<<<<

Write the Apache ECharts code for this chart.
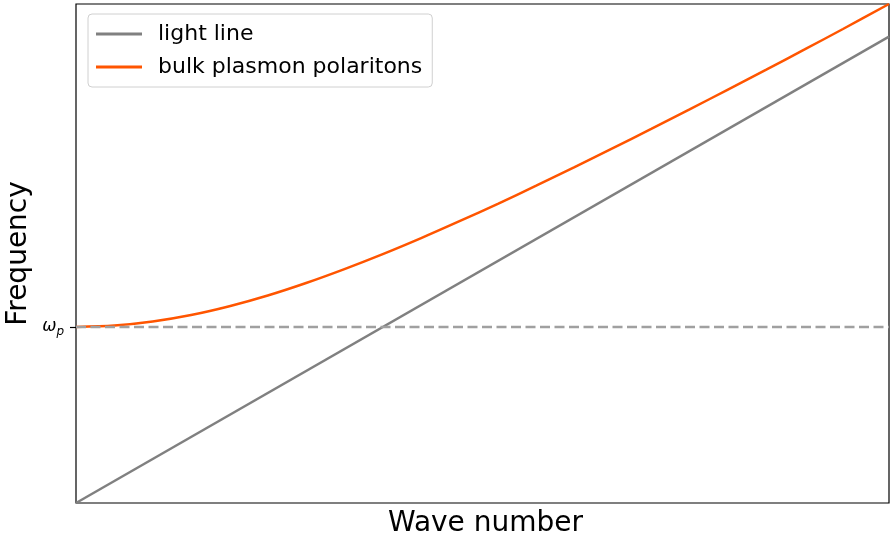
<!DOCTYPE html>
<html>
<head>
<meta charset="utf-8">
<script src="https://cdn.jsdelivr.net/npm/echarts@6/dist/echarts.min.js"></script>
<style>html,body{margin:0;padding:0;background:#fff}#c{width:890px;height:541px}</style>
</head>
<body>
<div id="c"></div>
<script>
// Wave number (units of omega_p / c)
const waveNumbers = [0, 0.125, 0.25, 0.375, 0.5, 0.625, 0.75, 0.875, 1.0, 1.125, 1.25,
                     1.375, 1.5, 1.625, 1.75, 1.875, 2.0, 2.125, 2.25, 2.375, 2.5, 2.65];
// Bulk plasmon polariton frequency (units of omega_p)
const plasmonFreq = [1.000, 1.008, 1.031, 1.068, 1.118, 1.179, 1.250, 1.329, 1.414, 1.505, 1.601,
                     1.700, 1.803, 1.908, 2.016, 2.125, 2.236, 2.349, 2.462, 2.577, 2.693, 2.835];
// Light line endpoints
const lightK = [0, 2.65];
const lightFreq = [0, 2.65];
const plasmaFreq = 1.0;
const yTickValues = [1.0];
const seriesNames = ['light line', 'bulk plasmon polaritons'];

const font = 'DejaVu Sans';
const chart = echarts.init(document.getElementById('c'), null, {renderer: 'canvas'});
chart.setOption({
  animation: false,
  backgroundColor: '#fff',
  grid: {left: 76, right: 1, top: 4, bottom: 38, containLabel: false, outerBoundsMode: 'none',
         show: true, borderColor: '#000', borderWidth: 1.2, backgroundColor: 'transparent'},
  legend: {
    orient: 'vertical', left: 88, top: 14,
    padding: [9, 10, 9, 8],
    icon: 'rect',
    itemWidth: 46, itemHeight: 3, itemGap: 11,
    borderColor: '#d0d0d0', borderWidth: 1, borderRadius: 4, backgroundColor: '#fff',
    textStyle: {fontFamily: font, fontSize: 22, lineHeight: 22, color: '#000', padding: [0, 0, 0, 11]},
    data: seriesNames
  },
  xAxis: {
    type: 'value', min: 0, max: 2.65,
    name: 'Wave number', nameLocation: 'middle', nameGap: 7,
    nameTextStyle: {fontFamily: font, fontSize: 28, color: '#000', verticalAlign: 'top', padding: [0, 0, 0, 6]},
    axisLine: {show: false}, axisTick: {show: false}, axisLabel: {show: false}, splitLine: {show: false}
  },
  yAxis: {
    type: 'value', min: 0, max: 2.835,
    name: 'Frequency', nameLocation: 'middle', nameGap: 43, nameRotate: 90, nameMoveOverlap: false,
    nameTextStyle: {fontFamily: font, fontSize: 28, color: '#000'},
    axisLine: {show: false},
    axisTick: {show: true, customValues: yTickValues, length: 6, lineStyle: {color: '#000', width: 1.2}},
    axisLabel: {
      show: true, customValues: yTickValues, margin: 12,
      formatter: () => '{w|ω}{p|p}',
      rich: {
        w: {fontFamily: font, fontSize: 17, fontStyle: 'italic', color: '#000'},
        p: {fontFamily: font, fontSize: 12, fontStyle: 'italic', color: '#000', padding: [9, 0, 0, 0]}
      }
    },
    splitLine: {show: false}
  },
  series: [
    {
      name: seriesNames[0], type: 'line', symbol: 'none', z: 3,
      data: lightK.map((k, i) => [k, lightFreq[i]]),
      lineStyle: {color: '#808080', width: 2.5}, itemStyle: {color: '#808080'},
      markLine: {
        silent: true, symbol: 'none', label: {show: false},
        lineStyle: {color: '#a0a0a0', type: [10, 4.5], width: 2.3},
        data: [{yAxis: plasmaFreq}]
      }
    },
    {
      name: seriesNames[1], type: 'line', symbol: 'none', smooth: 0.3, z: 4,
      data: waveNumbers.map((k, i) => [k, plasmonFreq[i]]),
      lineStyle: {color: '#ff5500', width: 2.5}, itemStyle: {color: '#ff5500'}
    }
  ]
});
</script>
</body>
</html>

>>>>

§ Stated goal:
Write out the data precisely as given, excluding the pictures.

§ Exercise response:
Write the Apache ECharts code for this chart.
<!DOCTYPE html>
<html>
<head>
<meta charset="utf-8">
<script src="https://cdn.jsdelivr.net/npm/echarts@6/dist/echarts.min.js"></script>
<style>html,body{margin:0;padding:0;background:#fff}#c{width:890px;height:541px}</style>
</head>
<body>
<div id="c"></div>
<script>
// Wave number (units of omega_p / c)
const waveNumbers = [0, 0.125, 0.25, 0.375, 0.5, 0.625, 0.75, 0.875, 1.0, 1.125, 1.25,
                     1.375, 1.5, 1.625, 1.75, 1.875, 2.0, 2.125, 2.25, 2.375, 2.5, 2.65];
// Bulk plasmon polariton frequency (units of omega_p)
const plasmonFreq = [1.000, 1.008, 1.031, 1.068, 1.118, 1.179, 1.250, 1.329, 1.414, 1.505, 1.601,
                     1.700, 1.803, 1.908, 2.016, 2.125, 2.236, 2.349, 2.462, 2.577, 2.693, 2.835];
// Light line endpoints
const lightK = [0, 2.65];
const lightFreq = [0, 2.65];
const plasmaFreq = 1.0;
const yTickValues = [1.0];
const seriesNames = ['light line', 'bulk plasmon polaritons'];

const font = 'DejaVu Sans';
const chart = echarts.init(document.getElementById('c'), null, {renderer: 'canvas'});
chart.setOption({
  animation: false,
  backgroundColor: '#fff',
  grid: {left: 76, right: 1, top: 4, bottom: 38, containLabel: false, outerBoundsMode: 'none',
         show: true, borderColor: '#000', borderWidth: 1.2, backgroundColor: 'transparent'},
  legend: {
    orient: 'vertical', left: 88, top: 14,
    padding: [9, 10, 9, 8],
    icon: 'rect',
    itemWidth: 46, itemHeight: 3, itemGap: 11,
    borderColor: '#d0d0d0', borderWidth: 1, borderRadius: 4, backgroundColor: '#fff',
    textStyle: {fontFamily: font, fontSize: 22, lineHeight: 22, color: '#000', padding: [0, 0, 0, 11]},
    data: seriesNames
  },
  xAxis: {
    type: 'value', min: 0, max: 2.65,
    name: 'Wave number', nameLocation: 'middle', nameGap: 7,
    nameTextStyle: {fontFamily: font, fontSize: 28, color: '#000', verticalAlign: 'top', padding: [0, 0, 0, 6]},
    axisLine: {show: false}, axisTick: {show: false}, axisLabel: {show: false}, splitLine: {show: false}
  },
  yAxis: {
    type: 'value', min: 0, max: 2.835,
    name: 'Frequency', nameLocation: 'middle', nameGap: 43, nameRotate: 90, nameMoveOverlap: false,
    nameTextStyle: {fontFamily: font, fontSize: 28, color: '#000'},
    axisLine: {show: false},
    axisTick: {show: true, customValues: yTickValues, length: 6, lineStyle: {color: '#000', width: 1.2}},
    axisLabel: {
      show: true, customValues: yTickValues, margin: 12,
      formatter: () => '{w|ω}{p|p}',
      rich: {
        w: {fontFamily: font, fontSize: 17, fontStyle: 'italic', color: '#000'},
        p: {fontFamily: font, fontSize: 12, fontStyle: 'italic', color: '#000', padding: [9, 0, 0, 0]}
      }
    },
    splitLine: {show: false}
  },
  series: [
    {
      name: seriesNames[0], type: 'line', symbol: 'none', z: 3,
      data: lightK.map((k, i) => [k, lightFreq[i]]),
      lineStyle: {color: '#808080', width: 2.5}, itemStyle: {color: '#808080'},
      markLine: {
        silent: true, symbol: 'none', label: {show: false},
        lineStyle: {color: '#a0a0a0', type: [10, 4.5], width: 2.3},
        data: [{yAxis: plasmaFreq}]
      }
    },
    {
      name: seriesNames[1], type: 'line', symbol: 'none', smooth: 0.3, z: 4,
      data: waveNumbers.map((k, i) => [k, plasmonFreq[i]]),
      lineStyle: {color: '#ff5500', width: 2.5}, itemStyle: {color: '#ff5500'}
    }
  ]
});
</script>
</body>
</html>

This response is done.